Records from a data source

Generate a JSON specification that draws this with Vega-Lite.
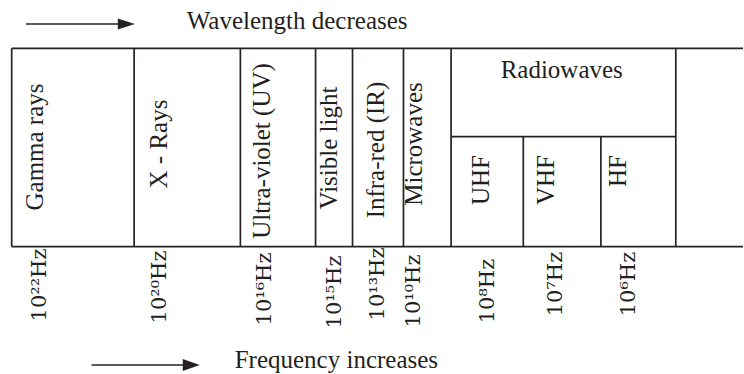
{
  "$schema": "https://vega.github.io/schema/vega-lite/v6.json",
  "autosize": {"type": "fit", "contains": "padding"},
  "width": 744,
  "height": 374,
  "padding": 0,
  "background": "white",
  "config": {"view": {"stroke": null}},
  "datasets": {
    "lines": [
      {"x": 11.7, "x2": 744, "y": 48.3, "y2": 48.3},
      {"x": 11.7, "x2": 744, "y": 246.7, "y2": 246.7},
      {"x": 451.7, "x2": 676.7, "y": 136.7, "y2": 136.7},
      {"x": 11.7, "x2": 11.7, "y": 48.3, "y2": 246.7},
      {"x": 134.3, "x2": 134.3, "y": 48.3, "y2": 246.7},
      {"x": 240.7, "x2": 240.7, "y": 48.3, "y2": 246.7},
      {"x": 316, "x2": 316, "y": 48.3, "y2": 246.7},
      {"x": 353, "x2": 353, "y": 48.3, "y2": 246.7},
      {"x": 404, "x2": 404, "y": 48.3, "y2": 246.7},
      {"x": 451.7, "x2": 451.7, "y": 48.3, "y2": 246.7},
      {"x": 524, "x2": 524, "y": 136.7, "y2": 246.7},
      {"x": 601.7, "x2": 601.7, "y": 136.7, "y2": 246.7},
      {"x": 676.7, "x2": 676.7, "y": 48.3, "y2": 246.7},
      {"x": 26, "x2": 120, "y": 24, "y2": 24},
      {"x": 91.7, "x2": 185, "y": 365, "y2": 365}
    ],
    "heads": [
      {"arrow": "top", "x": 118, "y": 18.5, "y2": 29.5},
      {"arrow": "top", "x": 135, "y": 24, "y2": 24},
      {"arrow": "bottom", "x": 183, "y": 359, "y2": 371},
      {"arrow": "bottom", "x": 200, "y": 365, "y2": 365}
    ],
    "labels": [
      {"group": "cell", "label": "Gamma rays", "x": 35, "y": 147},
      {"group": "cell", "label": "X - Rays", "x": 159, "y": 144},
      {"group": "cell", "label": "Ultra-violet (UV)", "x": 262, "y": 151},
      {"group": "cell", "label": "Visible light", "x": 329, "y": 148},
      {"group": "cell", "label": "Infra-red (IR)", "x": 377, "y": 150},
      {"group": "cell", "label": "Microwaves", "x": 415, "y": 144},
      {"group": "band", "label": "UHF", "x": 482, "y": 155},
      {"group": "band", "label": "VHF", "x": 547, "y": 155},
      {"group": "band", "label": "HF", "x": 619, "y": 155},
      {"group": "freq", "label": "10²²Hz", "x": 40, "y": 285},
      {"group": "freq", "label": "10²⁰Hz", "x": 160, "y": 287},
      {"group": "freq", "label": "10¹⁶Hz", "x": 265, "y": 289},
      {"group": "freq", "label": "10¹⁵Hz", "x": 335, "y": 292},
      {"group": "freq", "label": "10¹³Hz", "x": 379, "y": 284},
      {"group": "freq", "label": "10¹⁰Hz", "x": 415, "y": 291},
      {"group": "freq", "label": "10⁸Hz", "x": 489, "y": 291},
      {"group": "freq", "label": "10⁷Hz", "x": 557, "y": 284},
      {"group": "freq", "label": "10⁶Hz", "x": 630, "y": 284},
      {"group": "head", "label": "Radiowaves", "x": 562.5, "y": 70},
      {"group": "title", "label": "Wavelength decreases", "x": 187, "y": 21},
      {"group": "title", "label": "Frequency increases", "x": 235, "y": 360}
    ]
  },
  "encoding": {
    "x": {"field": "x", "type": "quantitative", "scale": {"domain": [0, 744], "nice": false, "zero": false}, "axis": null},
    "y": {"field": "y", "type": "quantitative", "scale": {"domain": [0, 374], "nice": false, "zero": false, "reverse": true}, "axis": null}
  },
  "layer": [
    {
      "data": {"name": "lines"},
      "mark": {"type": "rule", "color": "#262223", "strokeWidth": 1.7},
      "encoding": {
        "x2": {"field": "x2"},
        "y2": {"field": "y2"}
      }
    },
    {
      "data": {"name": "heads"},
      "mark": {"type": "area", "color": "#262223", "opacity": 1, "orient": "vertical"},
      "encoding": {
        "y2": {"field": "y2"},
        "detail": {"field": "arrow", "type": "nominal"}
      }
    },
    {
      "data": {"name": "labels"},
      "transform": [{"filter": "datum.group === 'cell'"}],
      "mark": {"type": "text", "angle": 270, "align": "center", "baseline": "middle", "font": "Times New Roman, Liberation Serif, serif", "fontSize": 25, "color": "#231f20"},
      "encoding": {"text": {"field": "label"}}
    },
    {
      "data": {"name": "labels"},
      "transform": [{"filter": "datum.group === 'freq'"}],
      "mark": {"type": "text", "angle": 270, "align": "center", "baseline": "middle", "font": "DejaVu Serif, serif", "fontSize": 21, "color": "#231f20"},
      "encoding": {"text": {"field": "label"}}
    },
    {
      "data": {"name": "labels"},
      "transform": [{"filter": "datum.group === 'band'"}],
      "mark": {"type": "text", "angle": 270, "align": "right", "baseline": "middle", "font": "Times New Roman, Liberation Serif, serif", "fontSize": 25, "color": "#231f20"},
      "encoding": {"text": {"field": "label"}}
    },
    {
      "data": {"name": "labels"},
      "transform": [{"filter": "datum.group === 'head'"}],
      "mark": {"type": "text", "align": "center", "baseline": "middle", "font": "Times New Roman, Liberation Serif, serif", "fontSize": 25, "color": "#231f20"},
      "encoding": {"text": {"field": "label"}}
    },
    {
      "data": {"name": "labels"},
      "transform": [{"filter": "datum.group === 'title'"}],
      "mark": {"type": "text", "align": "left", "baseline": "middle", "font": "Times New Roman, Liberation Serif, serif", "fontSize": 25, "color": "#231f20"},
      "encoding": {"text": {"field": "label"}}
    }
  ]
}
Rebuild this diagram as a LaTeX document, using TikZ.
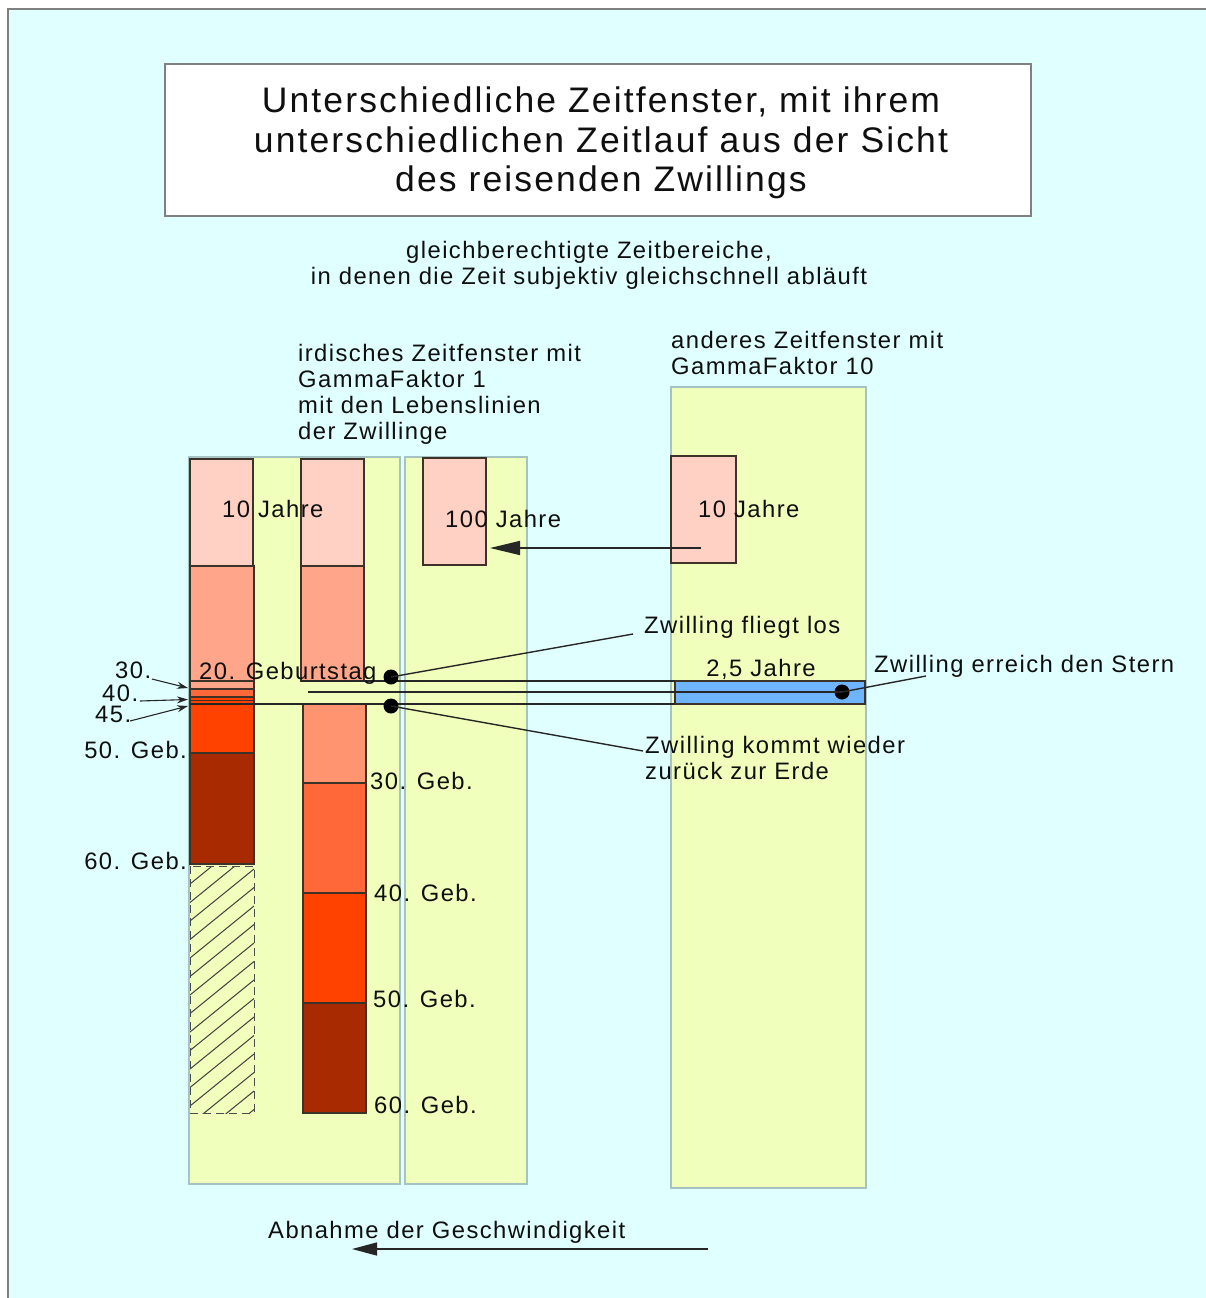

SET PROBLEM:
Output, exactly, all the records above; include no pictures.

TASK ANSWER:
Generate a JSON specification that draws this with Vega-Lite.
{
  "$schema": "https://vega.github.io/schema/vega-lite/v6.json",
  "autosize": {"type": "fit", "contains": "padding"},
  "width": 744,
  "height": 374,
  "padding": 0,
  "background": "white",
  "config": {"view": {"stroke": null}},
  "datasets": {
    "lines": [
      {"x": 11.7, "x2": 744, "y": 48.3, "y2": 48.3},
      {"x": 11.7, "x2": 744, "y": 246.7, "y2": 246.7},
      {"x": 451.7, "x2": 676.7, "y": 136.7, "y2": 136.7},
      {"x": 11.7, "x2": 11.7, "y": 48.3, "y2": 246.7},
      {"x": 134.3, "x2": 134.3, "y": 48.3, "y2": 246.7},
      {"x": 240.7, "x2": 240.7, "y": 48.3, "y2": 246.7},
      {"x": 316, "x2": 316, "y": 48.3, "y2": 246.7},
      {"x": 353, "x2": 353, "y": 48.3, "y2": 246.7},
      {"x": 404, "x2": 404, "y": 48.3, "y2": 246.7},
      {"x": 451.7, "x2": 451.7, "y": 48.3, "y2": 246.7},
      {"x": 524, "x2": 524, "y": 136.7, "y2": 246.7},
      {"x": 601.7, "x2": 601.7, "y": 136.7, "y2": 246.7},
      {"x": 676.7, "x2": 676.7, "y": 48.3, "y2": 246.7},
      {"x": 26, "x2": 120, "y": 24, "y2": 24},
      {"x": 91.7, "x2": 185, "y": 365, "y2": 365}
    ],
    "heads": [
      {"arrow": "top", "x": 118, "y": 18.5, "y2": 29.5},
      {"arrow": "top", "x": 135, "y": 24, "y2": 24},
      {"arrow": "bottom", "x": 183, "y": 359, "y2": 371},
      {"arrow": "bottom", "x": 200, "y": 365, "y2": 365}
    ],
    "labels": [
      {"group": "cell", "label": "Gamma rays", "x": 35, "y": 147},
      {"group": "cell", "label": "X - Rays", "x": 159, "y": 144},
      {"group": "cell", "label": "Ultra-violet (UV)", "x": 262, "y": 151},
      {"group": "cell", "label": "Visible light", "x": 329, "y": 148},
      {"group": "cell", "label": "Infra-red (IR)", "x": 377, "y": 150},
      {"group": "cell", "label": "Microwaves", "x": 415, "y": 144},
      {"group": "band", "label": "UHF", "x": 482, "y": 155},
      {"group": "band", "label": "VHF", "x": 547, "y": 155},
      {"group": "band", "label": "HF", "x": 619, "y": 155},
      {"group": "freq", "label": "10²²Hz", "x": 40, "y": 285},
      {"group": "freq", "label": "10²⁰Hz", "x": 160, "y": 287},
      {"group": "freq", "label": "10¹⁶Hz", "x": 265, "y": 289},
      {"group": "freq", "label": "10¹⁵Hz", "x": 335, "y": 292},
      {"group": "freq", "label": "10¹³Hz", "x": 379, "y": 284},
      {"group": "freq", "label": "10¹⁰Hz", "x": 415, "y": 291},
      {"group": "freq", "label": "10⁸Hz", "x": 489, "y": 291},
      {"group": "freq", "label": "10⁷Hz", "x": 557, "y": 284},
      {"group": "freq", "label": "10⁶Hz", "x": 630, "y": 284},
      {"group": "head", "label": "Radiowaves", "x": 562.5, "y": 70},
      {"group": "title", "label": "Wavelength decreases", "x": 187, "y": 21},
      {"group": "title", "label": "Frequency increases", "x": 235, "y": 360}
    ]
  },
  "encoding": {
    "x": {"field": "x", "type": "quantitative", "scale": {"domain": [0, 744], "nice": false, "zero": false}, "axis": null},
    "y": {"field": "y", "type": "quantitative", "scale": {"domain": [0, 374], "nice": false, "zero": false, "reverse": true}, "axis": null}
  },
  "layer": [
    {
      "data": {"name": "lines"},
      "mark": {"type": "rule", "color": "#262223", "strokeWidth": 1.7},
      "encoding": {
        "x2": {"field": "x2"},
        "y2": {"field": "y2"}
      }
    },
    {
      "data": {"name": "heads"},
      "mark": {"type": "area", "color": "#262223", "opacity": 1, "orient": "vertical"},
      "encoding": {
        "y2": {"field": "y2"},
        "detail": {"field": "arrow", "type": "nominal"}
      }
    },
    {
      "data": {"name": "labels"},
      "transform": [{"filter": "datum.group === 'cell'"}],
      "mark": {"type": "text", "angle": 270, "align": "center", "baseline": "middle", "font": "Times New Roman, Liberation Serif, serif", "fontSize": 25, "color": "#231f20"},
      "encoding": {"text": {"field": "label"}}
    },
    {
      "data": {"name": "labels"},
      "transform": [{"filter": "datum.group === 'freq'"}],
      "mark": {"type": "text", "angle": 270, "align": "center", "baseline": "middle", "font": "DejaVu Serif, serif", "fontSize": 21, "color": "#231f20"},
      "encoding": {"text": {"field": "label"}}
    },
    {
      "data": {"name": "labels"},
      "transform": [{"filter": "datum.group === 'band'"}],
      "mark": {"type": "text", "angle": 270, "align": "right", "baseline": "middle", "font": "Times New Roman, Liberation Serif, serif", "fontSize": 25, "color": "#231f20"},
      "encoding": {"text": {"field": "label"}}
    },
    {
      "data": {"name": "labels"},
      "transform": [{"filter": "datum.group === 'head'"}],
      "mark": {"type": "text", "align": "center", "baseline": "middle", "font": "Times New Roman, Liberation Serif, serif", "fontSize": 25, "color": "#231f20"},
      "encoding": {"text": {"field": "label"}}
    },
    {
      "data": {"name": "labels"},
      "transform": [{"filter": "datum.group === 'title'"}],
      "mark": {"type": "text", "align": "left", "baseline": "middle", "font": "Times New Roman, Liberation Serif, serif", "fontSize": 25, "color": "#231f20"},
      "encoding": {"text": {"field": "label"}}
    }
  ]
}
Rebuild this diagram as a LaTeX document, using TikZ.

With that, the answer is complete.